The theme of rejection arises most overtly during Field Day, when Zinkoff’s lack of physical coordination leads to an abysmal performance during the one-leg race. Although Mr. Yalowitz makes the team put Zinkoff, their worst member, in the most crucial position in order to challenge the students’ judgment of Zinkoff, the consequences of having let down the entire team will live with Zinkoff for the next year.
Branded a “loser” by his teammates, Zinkoff’s peculiar immunity to shame finally starts to break down. That night he goes home to dinner and erupts in anger when his sister asks if he won the race. In contrast to early scenes in which Zinkoff endured humiliation and rejection at school but came home to tell his parents only how much he loved school and his teachers, Zinkoff finally feels the burden of his difference. Having been so ruthlessly judged and rejected by so many people, Zinkoff roams his neighborhood, coming to identify with the loneliness of the Waiting Man on Willow Street.

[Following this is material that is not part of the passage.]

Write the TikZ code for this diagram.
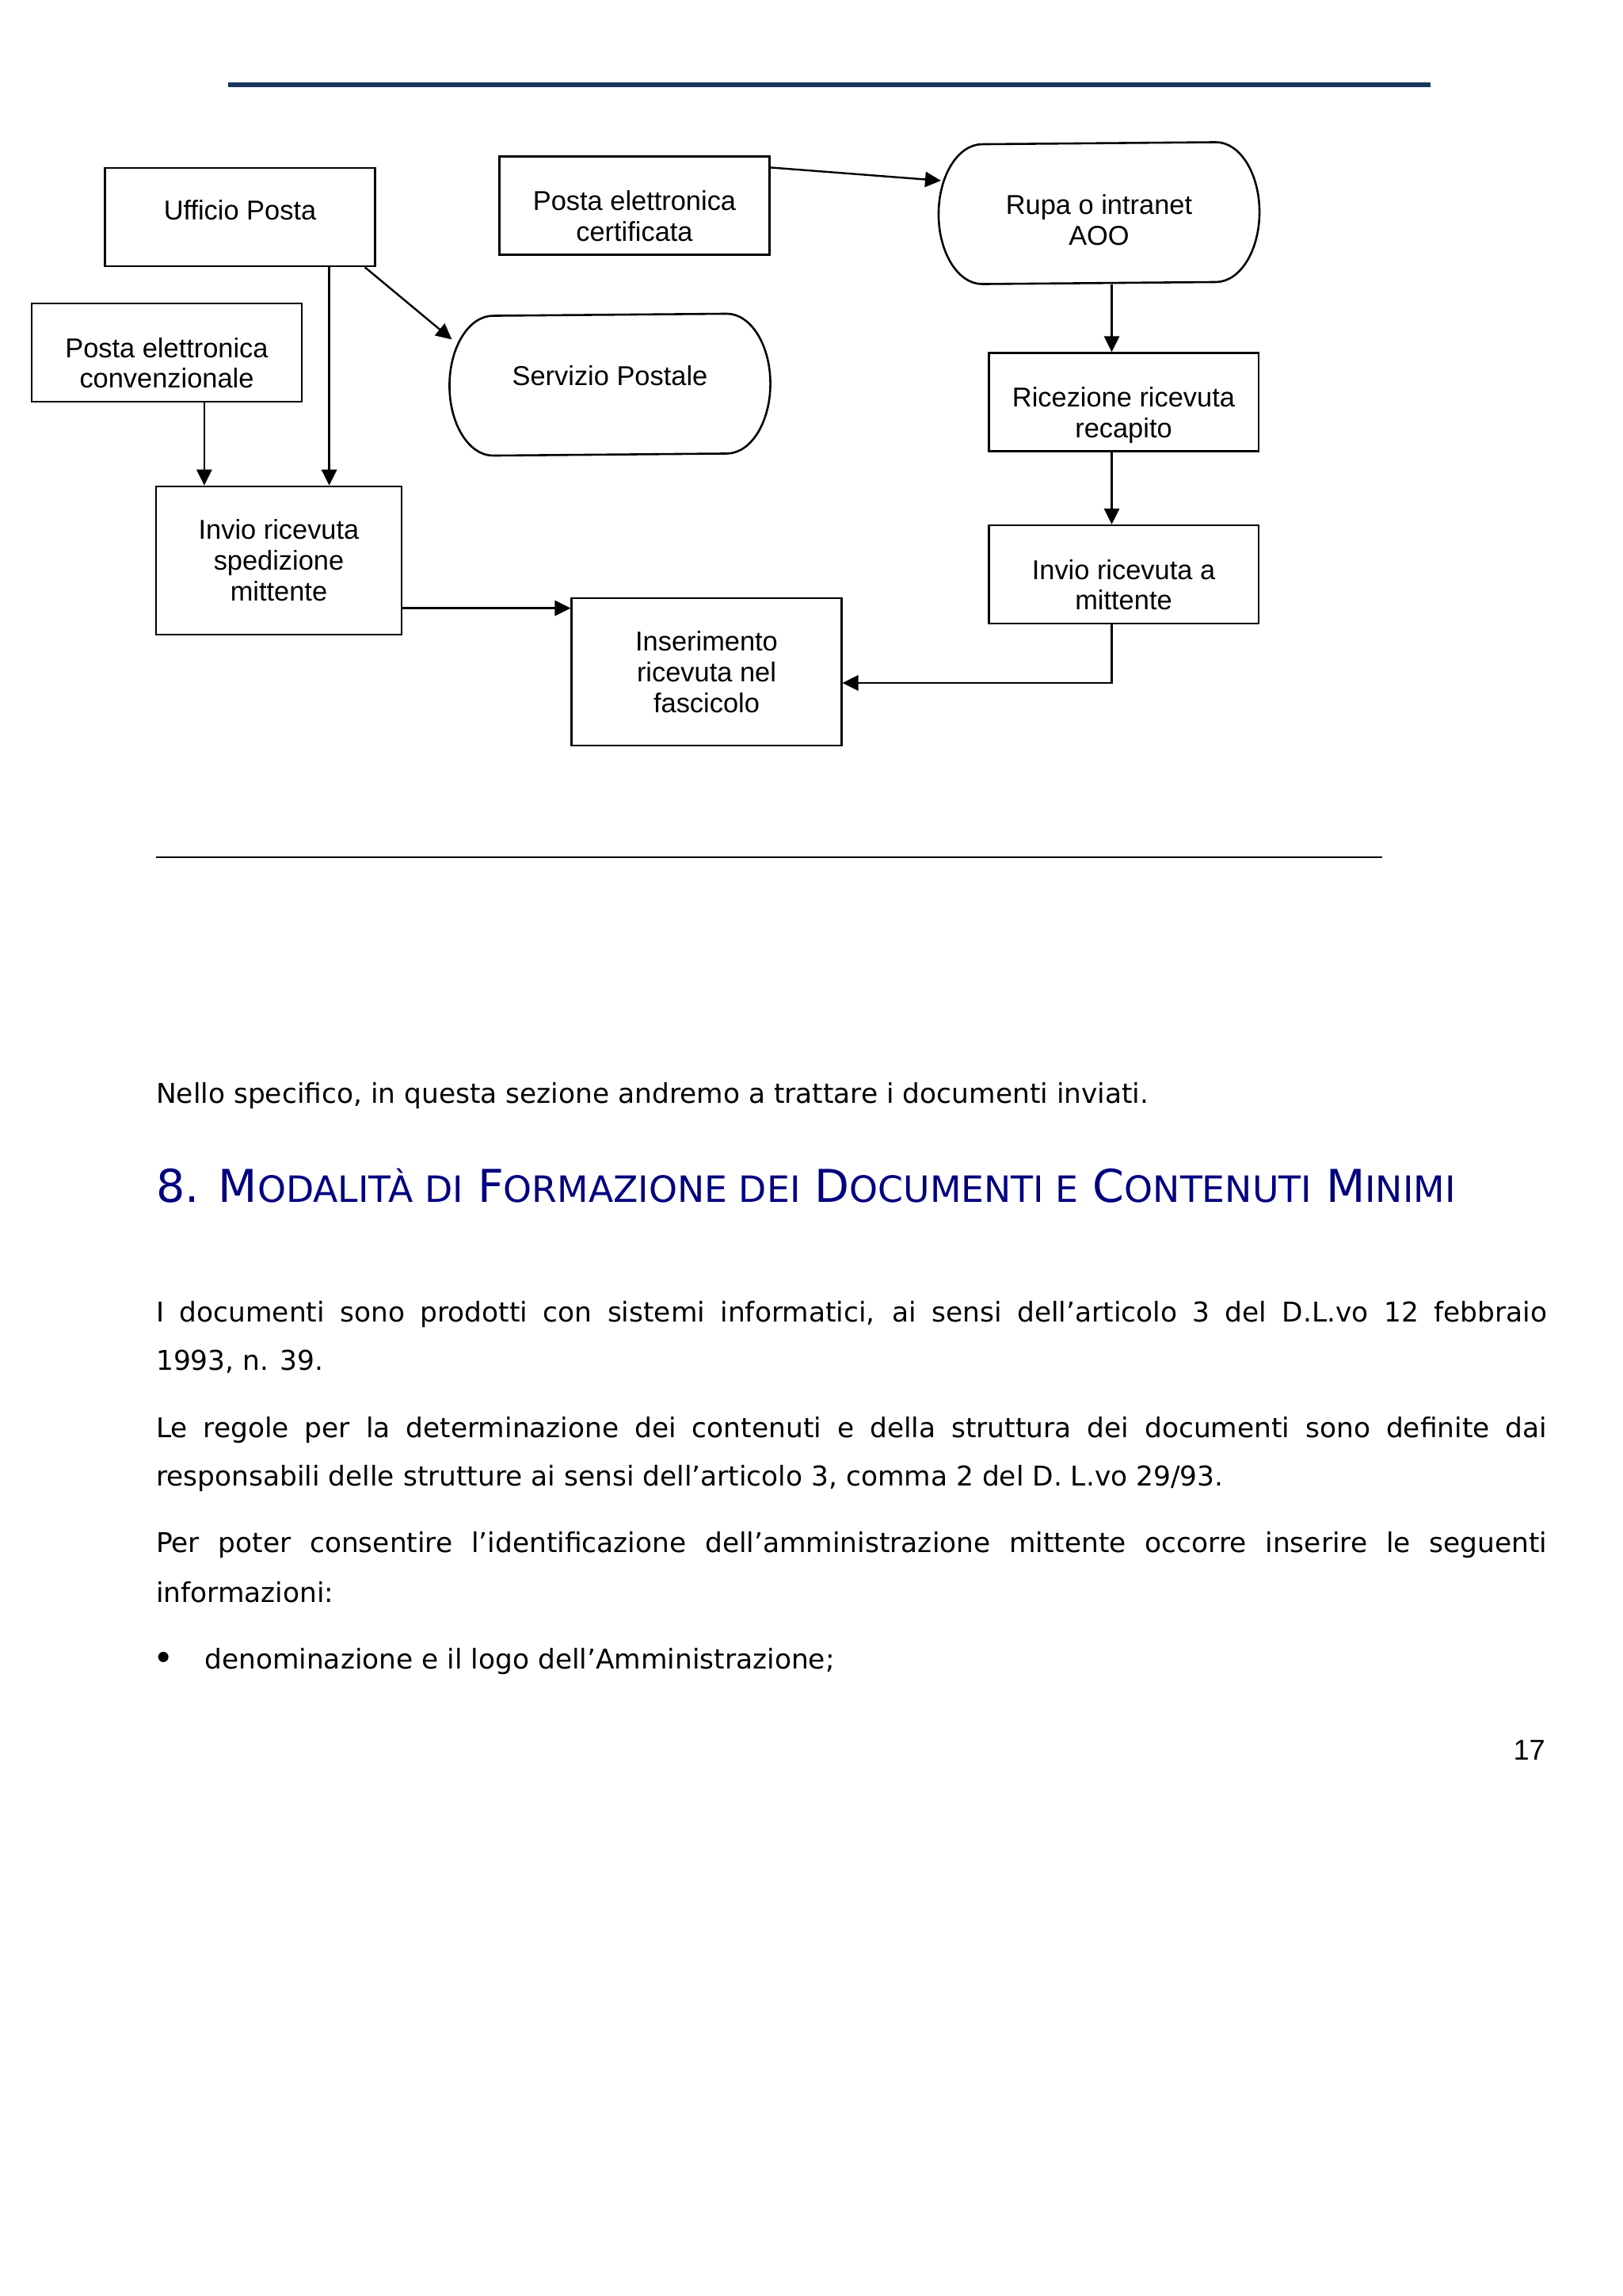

In fifth grade, Zinkoff receives a standardized questionnaire that prompts him to realize, with anxiety, that he lacks a best friend. Until the questionnaire, it had not occurred to him that he has no intimate connection with a person his age. In a panic he writes down the name of Hector Binns, another loner. Hector, however, does not seem to mind his isolation from others. Although Zinkoff makes valiant efforts to emulate Hector’s behavior, and even collects his own earwax to contribute to Hector’s candle project, Hector gradually cuts Zinkoff off, making excuses not to see him until Zinkoff finally realizes they are no longer friends.